By Megan R. Wilson - 03/01/13 11:19 PM EST
In the wake of investigations involving horsemeat-tainted beef abroad, federal regulators may clear the way for a horse-slaughtering house in New Mexico.
It would make equine meat available in the United States for the first time since 2007, according to the New York Times.
Congress passed a rider to an appropriations bill that barred the U.S. Department of Agriculture (USDA) from financing the inspection of horse products for human consumption. That addition was continually inserted into spending bills up until 2011 — when it disappeared from the language.
Though the change stems from a lawsuit by Valley Meat Company, which sued the department for a lack of regulation and oversight of horsemeat production, “several” companies have asked the USDA to re-establish the inspection policy, which would allow horse slaughterhouses in the United States, spokesman Justin DeJong told the Times.
The USDA could hand down a decision in as little as two months, and is expected to approve the policy.

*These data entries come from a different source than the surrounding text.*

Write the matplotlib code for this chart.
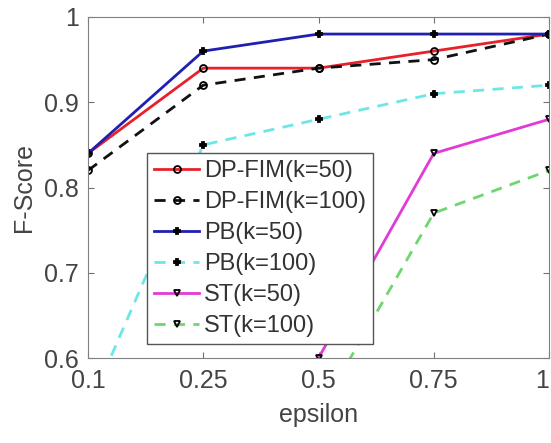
import matplotlib
matplotlib.use("Agg")
import matplotlib.pyplot as plt
import matplotlib.transforms as mtransforms

epsilon_labels = ["0.1", "0.25", "0.5", "0.75", "1"]
dpfim_k50 = [0.84, 0.94, 0.94, 0.96, 0.98]
dpfim_k100 = [0.82, 0.92, 0.94, 0.95, 0.98]
pb_k50 = [0.84, 0.96, 0.98, 0.98, 0.98]
pb_k100 = [0.54, 0.85, 0.88, 0.91, 0.92]
st_k50 = [0.45, 0.50, 0.60, 0.84, 0.88]
st_k100 = [0.40, 0.45, 0.535, 0.77, 0.82]

plt.rcParams['font.family'] = ['Liberation Sans', 'DejaVu Sans']

fig = plt.figure(figsize=(5.51, 4.43), dpi=100)
ax = fig.add_axes([88/551, 1-358/443, 461/551, 341/443])
x = list(range(len(epsilon_labels)))

series = [
    (dpfim_k50, "DP-FIM(k=50)", "#e8202a", "-", "o", "none"),
    (dpfim_k100, "DP-FIM(k=100)", "#111111", "--", "o", "none"),
    (pb_k50, "PB(k=50)", "#1f1fb0", "-", "P", "k"),
    (pb_k100, "PB(k=100)", "#6fe6e6", "--", "P", "k"),
    (st_k50, "ST(k=50)", "#e23ad6", "-", "v", "none"),
    (st_k100, "ST(k=100)", "#6ed66e", "--", "v", "none"),
]
for ys, lab, col, ls, mk, mfc in series:
    kw = dict(color=col, lw=2, marker=mk, markersize=5 if mk != "P" else 4,
              markerfacecolor=mfc, markeredgecolor="k", markeredgewidth=1.3,
              label=lab)
    if ls == "--":
        kw["dashes"] = (4, 3)
    ax.plot(x, ys, ls, **kw)

ax.set_xlim(0, 4)
ax.set_ylim(0.6, 1.0)
ax.set_xticks(x)
ax.set_xticklabels(epsilon_labels)
ax.set_yticks([0.6, 0.7, 0.8, 0.9, 1.0])
ax.set_yticklabels(["0.6", "0.7", "0.8", "0.9", "1"])
ax.tick_params(direction="in", top=True, right=True, labelsize=18,
               colors="#707070", labelcolor="#444444", length=4)
ax.tick_params(axis="x", pad=8)
ax.tick_params(axis="y", pad=6.5)
for s in ax.spines.values():
    s.set_color("#808080")
ax.set_xlabel("epsilon", fontsize=18, color="#444444", labelpad=7)
ax.set_ylabel("F-Score", fontsize=18, color="#444444", labelpad=6)

# keep the last x tick label inside the image, as in the reference
last = ax.get_xticklabels()[-1]
last.set_transform(last.get_transform() +
                   mtransforms.ScaledTranslation(-7/100, 0, fig.dpi_scale_trans))

leg = ax.legend(loc="upper left", bbox_to_anchor=((147-88)/461, (358-153)/341),
                borderaxespad=0,
                fontsize=17, handlelength=1.9, handletextpad=0.2,
                labelspacing=0.38, borderpad=0.3, fancybox=False,
                framealpha=1, edgecolor="#555555")
for t in leg.get_texts():
    t.set_color("#333333")

fig.savefig("out.png", dpi=100)
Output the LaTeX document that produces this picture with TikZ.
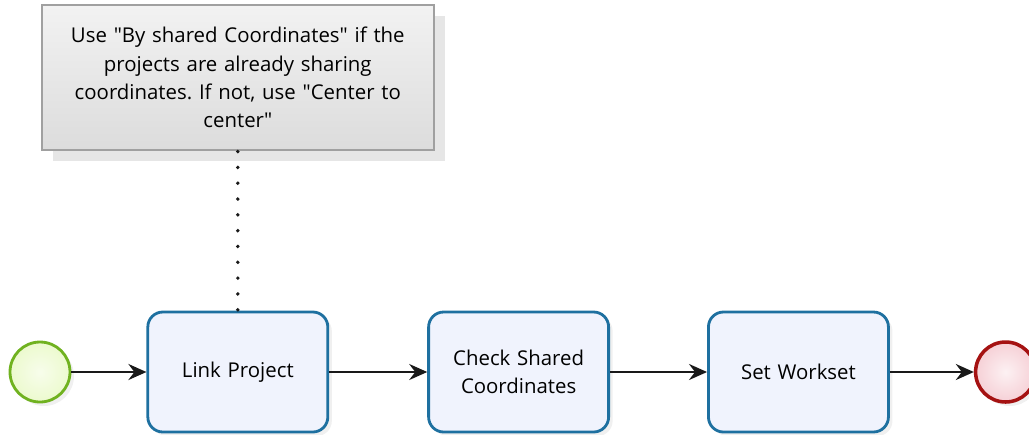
\documentclass[tikz,border=0pt]{standalone}
\usepackage{fontspec}
\setmainfont{Open Sans}
\usepackage{tikz}
\usetikzlibrary{arrows,arrows.meta,shapes,positioning,shadows}
\usepackage{xcolor}
\definecolor{bpblue}{RGB}{30,112,160}
\definecolor{bplightblue}{RGB}{240,243,253}
\definecolor{bpgreen}{RGB}{112,178,32}
\definecolor{bplightgreen}{RGB}{236,250,206}
\definecolor{bpred}{RGB}{165,18,18}
\definecolor{bppink}{RGB}{246,208,214}
\definecolor{notegray}{RGB}{160,160,160}
\definecolor{notefill}{RGB}{242,242,242}
\definecolor{notefill2}{RGB}{220,220,220}
\definecolor{flowblack}{RGB}{25,25,25}
\newcommand{\dq}{\textquotedbl}
\frenchspacing
\tikzstyle{arrow} = [line width=1.3pt,-{Stealth[length=3.6mm,width=3.2mm,inset=1.2mm]},color=flowblack]
\tikzstyle{tasknode} = [rectangle, rounded corners=0.3cm, minimum width=3.6cm, minimum height=2.4cm, text width=3.3cm, align=center, draw=bpblue, fill=bplightblue, line width=1.6pt, drop shadow={shadow xshift=0.08cm, shadow yshift=-0.08cm, opacity=0.12}]
\tikzstyle{startevent} = [circle, minimum size=1.2cm, draw=bpgreen, line width=1.6pt, inner color=bplightgreen!40, outer color=bplightgreen, drop shadow={shadow xshift=0.08cm, shadow yshift=-0.08cm, opacity=0.12}]
\tikzstyle{endevent} = [circle, minimum size=1.2cm, draw=bpred, line width=2pt, inner color=bppink!30, outer color=bppink, drop shadow={shadow xshift=0.08cm, shadow yshift=-0.08cm, opacity=0.12}]
\tikzstyle{notebox} = [rectangle, minimum width=7.84cm, minimum height=2.9cm, text width=7.6cm, align=center, draw=notegray, thick, top color=notefill, bottom color=notefill2, drop shadow={shadow xshift=0.22cm, shadow yshift=-0.22cm, opacity=0.2}]
\tikzstyle{assoc} = [line width=2.2pt, line cap=round, dash pattern=on 0pt off 9pt, color=flowblack]

\begin{document}
\begin{tikzpicture}[node distance=2cm, font=\fontsize{11.6}{16}\selectfont]
\useasboundingbox (0,0) rectangle (20.58,-8.68);

% Start event
\node[startevent] (start) at (0.8,-7.44) {};

% Tasks
\node[tasknode, right=1.5cm of start] (link) {Link Project};
\node[tasknode, right=1.96cm of link] (check) {Check Shared\\Coordinates};
\node[tasknode, right=1.94cm of check] (workset) {Set Workset};

% End event
\node[endevent, right=1.68cm of workset] (end) {};

% Annotation
\node[notebox, above=3.2cm of link] (note) {
Use \dq By shared Coordinates\dq{} if the\\
projects are already sharing\\
coordinates. If not, use \dq Center to\\
center\dq
};

\draw[assoc] (note.south) ++(0,-0.02) -- (link.north);

\draw[arrow] (start) -- (link);
\draw[arrow] (link) -- (check);
\draw[arrow] (check) -- (workset);
\draw[arrow] (workset) -- (end);
\end{tikzpicture}
\end{document}
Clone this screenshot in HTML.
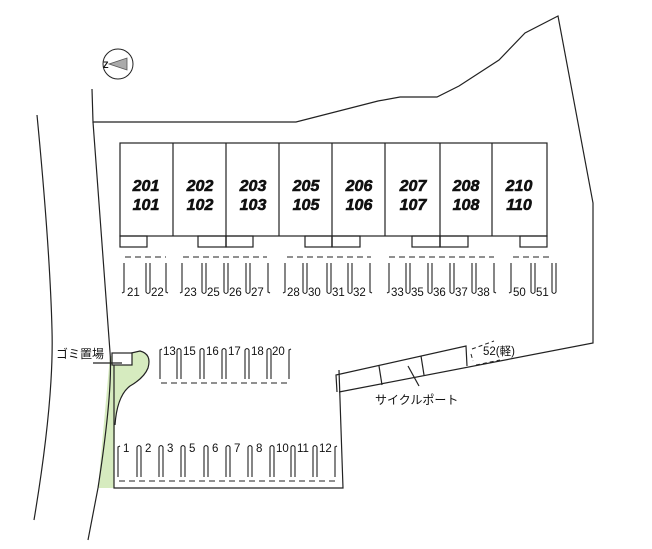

There is no mention of reinstating the inspection policies on the department’s website. In fact, in a blog post from 2011 titled “Setting the Record Straight on Congress’ Lifting of the Ban on Horse Slaughter,” Phil Derfler — the deputy administrator for the Food Safety and Inspection Service — wrote:
“While Congress has technically lifted the ban, horse processing will not resume anytime in the near term... To date, there have been no requests that the Department initiate the authorization process for any horse processing operation in the United States.”
The company’s lawyer told the Times that the Justice Department filed an extension to respond to the lawsuit because the “USDA plans to issue a grant of inspection within that time, which would allow my clients to begin operations.”
The report says that although the Valley Meat Company does not plan to sell the horse meat in the United States — at least initially — various groups, including the Humane Society, have filed petitions to federal agencies to delay the approval of facilities or horses for slaughter. Among other claims, the Humane Society is worried about anti-anxiety drugs given to the animals before they are killed.